[Objective] Extract only the first line of the listing and every line after it up to and including the one with "var dispTicksCase = [10,20,30,40,50];". Omit the pictures.
-- Begin Data provided --
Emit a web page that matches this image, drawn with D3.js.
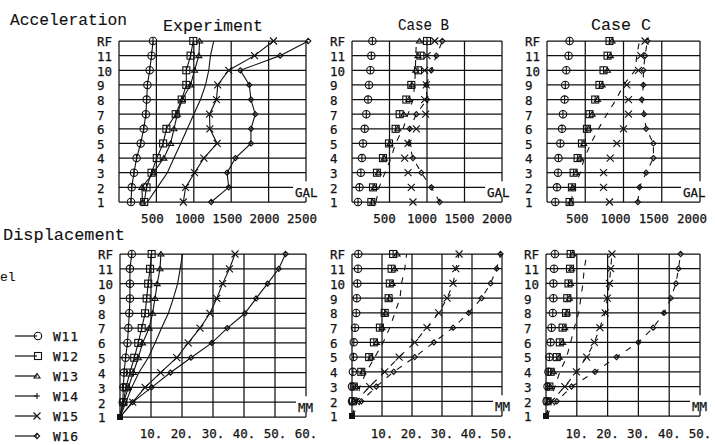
<!DOCTYPE html>
<html>
<head>
<meta charset="utf-8">
<script src="https://cdnjs.cloudflare.com/ajax/libs/d3/7.8.5/d3.min.js"></script>
<style>
body{margin:0;background:#fff;}
svg{display:block;}
text{fill:#111;}
</style>
</head>
<body>
<div id="chart"></div>
<script>
var levelLabels = ["1","2","3","4","5","6","7","8","9","10","11","RF"];
var seriesNames = ["W11","W12","W13","W14","W15","W16"];
var seriesMarks = ["circle","square","triangle","plus","cross","diamond"];

var accTicksExp  = [500,1000,1500,2000,2500];
var accTicksCase = [500,1000,1500,2000];
var dispTicksExp  = [10,20,30,40,50,60];
var dispTicksCase = [10,20,30,40,50];

// acceleration, GAL  (rows W11..W16, columns floor 1..RF)
var accExp = [
  [160,170,200,235,290,330,360,370,380,410,435,455],
  [337,368,435,505,590,634,758,838,900,900,957,993],
  [315,305,461,600,690,735,780,846,957,1010,1068,1077],
  [380,513,646,735,825,913,1000,1090,1157,1200,1223,1267],
  [860,890,1010,1135,1312,1215,1210,1303,1320,1467,1812,2065],
  [1232,1467,1445,1556,1764,1764,1822,1764,1742,1622,2154,2530]
];
var accB = [
  [80,100,118,132,147,169,191,214,227,245,258,272],
  [258,280,333,413,493,582,636,724,791,880,911,1000],
  [275,300,350,430,505,610,690,760,800,850,880,900],
  [320,360,440,520,580,680,747,813,836,845,850,858],
  [813,791,747,702,747,858,982,969,991,969,1000,1103],
  [1169,1058,924,813,760,769,858,1000,991,1058,1125,1205]
];
var accC = [
  [108,130,145,150,174,196,209,230,239,252,282,295],
  [295,326,348,400,457,522,556,630,686,739,791,817],
  [310,335,380,430,480,545,590,660,720,790,830,850],
  [313,356,435,487,574,673,783,904,1000,1152,1174,1208],
  [817,739,739,826,913,1000,1065,1065,1043,1195,1226,1282],
  [1187,1208,1296,1391,1391,1296,1269,1239,1260,1260,1282,1312]
];

// displacement, MM
var dispExp = [
  [0,0.9,1.1,1.3,1.8,2.4,2.7,3.0,3.2,3.2,3.2,3.8],
  [0,1.1,1.9,3.2,4.6,5.9,7.0,8.1,8.6,9.1,9.7,10.2],
  [0,1.2,2.7,4.3,5.9,7.3,9.4,10.5,11.3,12.0,12.9,13.2],
  [0,1.9,3.8,6.1,9.1,11.3,13.4,15.6,17.2,18.6,19.4,20.2],
  [0,4.1,8.1,13.1,18.3,22.0,25.8,29.0,31.2,33.1,35.3,37.1],
  [0,4.1,10.2,16.3,22.9,29.6,34.6,40.3,43.9,47.6,51.2,53.4]
];
var dispB = [
  [0,0,0,0.3,0.5,0.6,1.0,1.4,1.6,1.8,2.0,2.1],
  [0,0.3,0.6,3.1,5.7,7.3,9.3,10.9,12.2,12.6,13.2,13.7],
  [0,0.5,1.4,3.6,6.4,8.2,10.0,11.2,12.5,13.4,14.2,15.0],
  [0,1.7,2.6,4.8,7.6,10.4,12.6,14.3,16.0,16.5,17.6,18.2],
  [0,1.4,5.9,10.9,15.7,20.9,25.0,28.9,31.7,33.7,34.6,35.7],
  [0,3.1,8.1,13.9,20.9,27.3,33.7,38.9,43.2,46.2,48.2,49.5]
];
var dispC = [
  [0,0.2,0.5,0.8,1.1,1.5,1.8,2.2,2.4,2.4,2.6,2.9],
  [0,0.5,1.1,1.5,3.5,4.5,5.4,6.5,6.9,7.3,7.8,8.0],
  [0,0.8,1.3,2.4,4.3,5.4,6.1,6.9,7.6,8.0,8.3,8.7],
  [0,1.3,2.9,4.5,6.7,8.0,9.2,10.6,11.3,12.0,12.4,13.3],
  [0,1.8,6.1,9.9,13.2,15.7,17.5,19.2,19.9,20.6,21.0,21.4],
  [0,3.5,8.3,15.9,22.9,30.0,34.8,38.3,40.5,42.2,43.0,43.7]
];

var width = 715, height = 445;
var ink = "#111";
var mono = "'DejaVu Sans Mono', monospace";
var type = "'Liberation Mono', 'Courier New', monospace";

var svg = d3.select("#chart").append("svg")
  .attr("width", width)
  .attr("height", height);

var panels = [
  {data: accExp, ticks: accTicksExp, max: 2500, x0: 119, x1: 306, top: 41, bottom: 202, unit: "GAL", unitDx: -11, lab: -4, tickY: 223, exp: true, disp: false},
  {data: accB, ticks: accTicksCase, max: 2000, x0: 352, x1: 502, top: 41, bottom: 202, unit: "GAL", unitDx: -15, lab: -5, tickY: 223, exp: false, disp: false},
  {data: accC, ticks: accTicksCase, max: 2000, x0: 547, x1: 700, top: 41, bottom: 202, unit: "GAL", unitDx: -17, lab: -8, tickY: 223, exp: false, disp: false},
  {data: dispExp, ticks: dispTicksExp, max: 60, x0: 120, x1: 306, top: 254, bottom: 417, unit: "MM", unitDx: -8, lab: 0, tickY: 438, exp: true, disp: true},
  {data: dispB, ticks: dispTicksCase, max: 50, x0: 352, x1: 502, top: 254, bottom: 416, unit: "MM", unitDx: -7, lab: 0, tickY: 438, exp: false, disp: true},
  {data: dispC, ticks: dispTicksCase, max: 50, x0: 546, x1: 700, top: 254, bottom: 416, unit: "MM", unitDx: -8, lab: 0, tickY: 438, exp: false, disp: true}
];

var drawMark = function(g, kind, cx, cy) {
  var m = g.append("g")
    .attr("transform", "translate(" + cx + "," + cy + ")")
    .attr("fill", "none")
    .attr("stroke", ink)
    .attr("stroke-width", 1.1);
  if (kind == "circle") {
    m.append("circle").attr("r", 3.7);
    m.append("path").attr("d", "M0,-3.7V3.7");
  } else if (kind == "square") {
    m.append("rect").attr("x", -3.5).attr("y", -3.5).attr("width", 7).attr("height", 7);
    m.append("path").attr("d", "M0,-3.5V3.5");
  } else if (kind == "triangle") {
    m.append("path").attr("d", "M-3,2L3,2L0,-2.5Z");
  } else if (kind == "plus") {
    m.append("path").attr("d", "M-3,0H3M0,-3V3");
  } else if (kind == "cross") {
    m.append("path").attr("d", "M-3.5,-3.5L3.5,3.5M-3.5,3.5L3.5,-3.5");
  } else {
    m.append("path").attr("d", "M0,-2.6L2.6,0L0,2.6L-2.6,0Z");
  }
};

var drawPanel = function(p) {
  var x = d3.scaleLinear().domain([0, p.max]).range([p.x0, p.x1]);
  var y = d3.scaleLinear().domain([1, 12]).range([p.bottom, p.top]);
  var g = svg.append("g");
  var grid = g.append("g").attr("stroke", ink).attr("stroke-width", 1.25).attr("fill", "none");

  // horizontal floor lines, floor 2 stops short for the unit label
  levelLabels.forEach(function(l, i) {
    var lv = i + 1;
    var xe = (lv == 2) ? p.x1 + p.unitDx - 2 : p.x1;
    grid.append("line")
      .attr("x1", p.x0).attr("x2", xe)
      .attr("y1", y(lv)).attr("y2", y(lv));
  });

  // vertical lines
  grid.append("line").attr("x1", p.x0).attr("x2", p.x0).attr("y1", p.top).attr("y2", p.bottom);
  p.ticks.forEach(function(t) {
    if (t == p.max) {
      grid.append("line").attr("x1", x(t)).attr("x2", x(t)).attr("y1", p.top).attr("y2", y(2) - 6);
      grid.append("line").attr("x1", x(t)).attr("x2", x(t)).attr("y1", p.bottom - 5).attr("y2", p.bottom);
    } else {
      grid.append("line").attr("x1", x(t)).attr("x2", x(t)).attr("y1", p.top).attr("y2", p.bottom);
    }
  });

  // tick labels
  g.selectAll(".xt").data(p.ticks).enter().append("text")
    .attr("x", function(d) { return x(d) + p.lab; })
    .attr("y", p.tickY)
    .attr("text-anchor", "middle")
    .style("font-family", mono)
    .style("font-size", "12.5px")
    .style("stroke", ink).style("stroke-width", 0.25)
    .text(function(d) { return p.disp ? d + "." : d; });

  g.selectAll(".yt").data(levelLabels).enter().append("text")
    .attr("x", p.x0 - 22)
    .attr("y", function(d, i) { return y(i + 1) + 1; })
    .attr("dy", "0.35em")
    .style("font-family", mono)
    .style("font-size", "12.5px")
    .style("stroke", ink).style("stroke-width", 0.25)
    .text(function(d) { return d; });

  g.append("text")
    .attr("x", p.x1 + p.unitDx)
    .attr("y", y(2) + 10)
    .style("font-family", mono)
    .style("font-size", "12.5px")
    .style("stroke", ink).style("stroke-width", 0.25)
    .text(p.unit);

  // series
  var line = d3.line()
    .x(function(d) { return x(d); })
    .y(function(d, i) { return y(i + 1); });

  p.data.forEach(function(vals, s) {
    var kind = seriesMarks[s];
    // experiment: all solid; cases: W14, W16 dashed (W15 too for displacement)
    var withLine = p.exp || s == 3 || s == 5 || (s == 4 && p.disp);
    if (withLine) {
      g.append("path")
        .attr("d", line(vals))
        .attr("fill", "none")
        .attr("stroke", ink)
        .attr("stroke-width", 1.1)
        .attr("stroke-dasharray", p.exp ? null : "6,7");
    }
    if (kind == "plus") return;
    vals.forEach(function(v, i) {
      if (p.disp && i == 0) return;
      drawMark(g, kind, x(v), y(i + 1));
    });
  });

  if (p.disp) {
    g.append("rect")
      .attr("x", p.x0 - 3).attr("y", p.bottom - 3)
      .attr("width", 6).attr("height", 6)
      .attr("fill", ink);
  }
};

panels.forEach(drawPanel);

// titles
var titles = [
  {t: "Acceleration", x: 10, y: 25, w: 117},
  {t: "Experiment", x: 163, y: 31, w: 100},
  {t: "Case B", x: 398, y: 30, w: 51},
  {t: "Case C", x: 591, y: 30, w: 60},
  {t: "Displacement", x: 3, y: 240, w: 122}
];
titles.forEach(function(d) {
  svg.append("text")
    .attr("x", d.x).attr("y", d.y)
    .attr("textLength", d.w)
    .attr("lengthAdjust", "spacingAndGlyphs")
    .style("font-family", type)
    .style("font-size", "16.5px")
    .style("stroke", ink).style("stroke-width", 0.12)
    .text(d.t);
});

// tail of a label cut by the page edge in the scan
svg.append("text")
  .attr("x", 0).attr("y", 281)
  .style("font-family", type)
  .style("font-size", "13px")
  .style("stroke", ink).style("stroke-width", 0.12)
  .text("el");

// legend
var legY = [336, 356, 376, 396, 416, 436];
seriesNames.forEach(function(n, i) {
  svg.append("line")
    .attr("x1", 15).attr("x2", 37)
    .attr("y1", legY[i]).attr("y2", legY[i])
    .attr("stroke", ink).attr("stroke-width", 1.2);
  if (seriesMarks[i] == "circle" || seriesMarks[i] == "square") {
    var m = svg.append("g").attr("fill", "none").attr("stroke", ink).attr("stroke-width", 1.1);
    if (seriesMarks[i] == "circle") m.append("circle").attr("cx", 38).attr("cy", legY[i]).attr("r", 3.7);
    else m.append("rect").attr("x", 34.5).attr("y", legY[i] - 3.5).attr("width", 7).attr("height", 7);
  } else {
    drawMark(svg, seriesMarks[i], 37, legY[i]);
  }
  svg.append("text")
    .attr("x", 53).attr("y", legY[i])
    .attr("dy", "0.35em")
    .attr("textLength", 25)
    .style("font-family", mono)
    .style("font-size", "13px")
    .style("stroke", ink).style("stroke-width", 0.25)
    .text(n);
});
</script>
</body>
</html>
-- End Data provided --
[Response to the exercise]
Emit a web page that matches this image, drawn with D3.js.
<!DOCTYPE html>
<html>
<head>
<meta charset="utf-8">
<script src="https://cdnjs.cloudflare.com/ajax/libs/d3/7.8.5/d3.min.js"></script>
<style>
body{margin:0;background:#fff;}
svg{display:block;}
text{fill:#111;}
</style>
</head>
<body>
<div id="chart"></div>
<script>
var levelLabels = ["1","2","3","4","5","6","7","8","9","10","11","RF"];
var seriesNames = ["W11","W12","W13","W14","W15","W16"];
var seriesMarks = ["circle","square","triangle","plus","cross","diamond"];

var accTicksExp  = [500,1000,1500,2000,2500];
var accTicksCase = [500,1000,1500,2000];
var dispTicksExp  = [10,20,30,40,50,60];
var dispTicksCase = [10,20,30,40,50];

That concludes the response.